Given data
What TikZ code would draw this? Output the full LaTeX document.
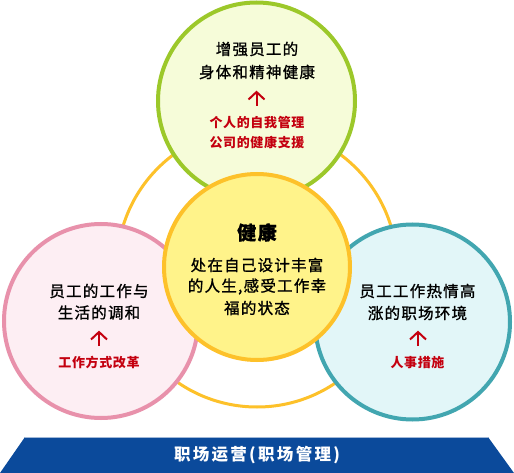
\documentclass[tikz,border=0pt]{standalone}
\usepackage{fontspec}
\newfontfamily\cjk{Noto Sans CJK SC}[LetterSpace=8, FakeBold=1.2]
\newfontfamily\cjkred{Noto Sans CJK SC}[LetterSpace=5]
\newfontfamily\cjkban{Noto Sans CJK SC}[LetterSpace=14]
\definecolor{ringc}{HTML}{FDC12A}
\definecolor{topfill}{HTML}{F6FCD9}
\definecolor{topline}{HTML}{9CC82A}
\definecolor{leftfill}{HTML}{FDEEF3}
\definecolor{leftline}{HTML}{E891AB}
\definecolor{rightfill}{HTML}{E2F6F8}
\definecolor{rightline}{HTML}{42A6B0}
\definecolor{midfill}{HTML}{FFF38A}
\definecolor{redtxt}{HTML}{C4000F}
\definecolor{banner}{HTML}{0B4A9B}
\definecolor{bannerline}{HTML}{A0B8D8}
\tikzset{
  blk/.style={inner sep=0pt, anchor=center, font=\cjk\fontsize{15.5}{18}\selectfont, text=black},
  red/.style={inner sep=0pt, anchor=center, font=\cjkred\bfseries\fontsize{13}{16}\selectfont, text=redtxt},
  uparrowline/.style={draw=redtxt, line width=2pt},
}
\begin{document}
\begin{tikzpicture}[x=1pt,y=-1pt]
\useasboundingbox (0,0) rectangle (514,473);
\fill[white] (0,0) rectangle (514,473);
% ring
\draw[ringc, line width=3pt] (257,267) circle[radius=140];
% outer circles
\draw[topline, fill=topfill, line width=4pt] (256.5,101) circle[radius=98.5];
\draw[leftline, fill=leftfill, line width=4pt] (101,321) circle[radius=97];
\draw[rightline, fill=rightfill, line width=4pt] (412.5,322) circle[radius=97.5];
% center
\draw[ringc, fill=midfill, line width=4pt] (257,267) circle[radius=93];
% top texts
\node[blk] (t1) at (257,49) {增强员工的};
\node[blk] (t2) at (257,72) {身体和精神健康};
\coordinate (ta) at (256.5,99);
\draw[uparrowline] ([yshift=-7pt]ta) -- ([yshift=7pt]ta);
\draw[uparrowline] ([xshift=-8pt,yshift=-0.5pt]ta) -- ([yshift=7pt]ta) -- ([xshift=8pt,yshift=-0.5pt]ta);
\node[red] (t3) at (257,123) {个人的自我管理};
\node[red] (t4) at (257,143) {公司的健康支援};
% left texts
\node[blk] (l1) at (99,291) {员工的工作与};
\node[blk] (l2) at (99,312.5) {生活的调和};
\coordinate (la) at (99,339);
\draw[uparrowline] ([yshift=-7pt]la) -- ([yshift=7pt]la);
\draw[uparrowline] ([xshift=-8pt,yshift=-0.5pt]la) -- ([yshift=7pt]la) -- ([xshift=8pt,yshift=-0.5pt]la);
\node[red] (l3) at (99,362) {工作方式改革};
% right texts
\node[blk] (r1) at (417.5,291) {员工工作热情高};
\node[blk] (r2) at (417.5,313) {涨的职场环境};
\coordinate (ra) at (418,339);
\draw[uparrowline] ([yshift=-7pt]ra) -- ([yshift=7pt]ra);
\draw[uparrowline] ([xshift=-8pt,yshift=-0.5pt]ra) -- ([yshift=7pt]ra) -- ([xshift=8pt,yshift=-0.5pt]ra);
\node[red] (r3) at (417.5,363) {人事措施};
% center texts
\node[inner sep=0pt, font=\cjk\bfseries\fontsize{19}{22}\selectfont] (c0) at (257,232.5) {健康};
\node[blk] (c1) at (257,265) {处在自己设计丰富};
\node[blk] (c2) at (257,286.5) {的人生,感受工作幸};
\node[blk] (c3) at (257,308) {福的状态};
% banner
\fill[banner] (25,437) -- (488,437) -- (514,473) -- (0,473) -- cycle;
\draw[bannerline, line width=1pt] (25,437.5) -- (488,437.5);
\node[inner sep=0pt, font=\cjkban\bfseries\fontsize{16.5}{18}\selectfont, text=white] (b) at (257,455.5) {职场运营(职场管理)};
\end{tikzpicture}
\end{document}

What you will do
Produce an exact copy of each line of data, skipping embedded images.

Result below
What TikZ code would draw this? Output the full LaTeX document.
\documentclass[tikz,border=0pt]{standalone}
\usepackage{fontspec}
\newfontfamily\cjk{Noto Sans CJK SC}[LetterSpace=8, FakeBold=1.2]
\newfontfamily\cjkred{Noto Sans CJK SC}[LetterSpace=5]
\newfontfamily\cjkban{Noto Sans CJK SC}[LetterSpace=14]
\definecolor{ringc}{HTML}{FDC12A}
\definecolor{topfill}{HTML}{F6FCD9}
\definecolor{topline}{HTML}{9CC82A}
\definecolor{leftfill}{HTML}{FDEEF3}
\definecolor{leftline}{HTML}{E891AB}
\definecolor{rightfill}{HTML}{E2F6F8}
\definecolor{rightline}{HTML}{42A6B0}
\definecolor{midfill}{HTML}{FFF38A}
\definecolor{redtxt}{HTML}{C4000F}
\definecolor{banner}{HTML}{0B4A9B}
\definecolor{bannerline}{HTML}{A0B8D8}
\tikzset{
  blk/.style={inner sep=0pt, anchor=center, font=\cjk\fontsize{15.5}{18}\selectfont, text=black},
  red/.style={inner sep=0pt, anchor=center, font=\cjkred\bfseries\fontsize{13}{16}\selectfont, text=redtxt},
  uparrowline/.style={draw=redtxt, line width=2pt},
}
\begin{document}
\begin{tikzpicture}[x=1pt,y=-1pt]
\useasboundingbox (0,0) rectangle (514,473);
\fill[white] (0,0) rectangle (514,473);
% ring
\draw[ringc, line width=3pt] (257,267) circle[radius=140];
% outer circles
\draw[topline, fill=topfill, line width=4pt] (256.5,101) circle[radius=98.5];
\draw[leftline, fill=leftfill, line width=4pt] (101,321) circle[radius=97];
\draw[rightline, fill=rightfill, line width=4pt] (412.5,322) circle[radius=97.5];
% center
\draw[ringc, fill=midfill, line width=4pt] (257,267) circle[radius=93];
% top texts
\node[blk] (t1) at (257,49) {增强员工的};
\node[blk] (t2) at (257,72) {身体和精神健康};
\coordinate (ta) at (256.5,99);
\draw[uparrowline] ([yshift=-7pt]ta) -- ([yshift=7pt]ta);
\draw[uparrowline] ([xshift=-8pt,yshift=-0.5pt]ta) -- ([yshift=7pt]ta) -- ([xshift=8pt,yshift=-0.5pt]ta);
\node[red] (t3) at (257,123) {个人的自我管理};
\node[red] (t4) at (257,143) {公司的健康支援};
% left texts
\node[blk] (l1) at (99,291) {员工的工作与};
\node[blk] (l2) at (99,312.5) {生活的调和};
\coordinate (la) at (99,339);
\draw[uparrowline] ([yshift=-7pt]la) -- ([yshift=7pt]la);
\draw[uparrowline] ([xshift=-8pt,yshift=-0.5pt]la) -- ([yshift=7pt]la) -- ([xshift=8pt,yshift=-0.5pt]la);
\node[red] (l3) at (99,362) {工作方式改革};
% right texts
\node[blk] (r1) at (417.5,291) {员工工作热情高};
\node[blk] (r2) at (417.5,313) {涨的职场环境};
\coordinate (ra) at (418,339);
\draw[uparrowline] ([yshift=-7pt]ra) -- ([yshift=7pt]ra);
\draw[uparrowline] ([xshift=-8pt,yshift=-0.5pt]ra) -- ([yshift=7pt]ra) -- ([xshift=8pt,yshift=-0.5pt]ra);
\node[red] (r3) at (417.5,363) {人事措施};
% center texts
\node[inner sep=0pt, font=\cjk\bfseries\fontsize{19}{22}\selectfont] (c0) at (257,232.5) {健康};
\node[blk] (c1) at (257,265) {处在自己设计丰富};
\node[blk] (c2) at (257,286.5) {的人生,感受工作幸};
\node[blk] (c3) at (257,308) {福的状态};
% banner
\fill[banner] (25,437) -- (488,437) -- (514,473) -- (0,473) -- cycle;
\draw[bannerline, line width=1pt] (25,437.5) -- (488,437.5);
\node[inner sep=0pt, font=\cjkban\bfseries\fontsize{16.5}{18}\selectfont, text=white] (b) at (257,455.5) {职场运营(职场管理)};
\end{tikzpicture}
\end{document}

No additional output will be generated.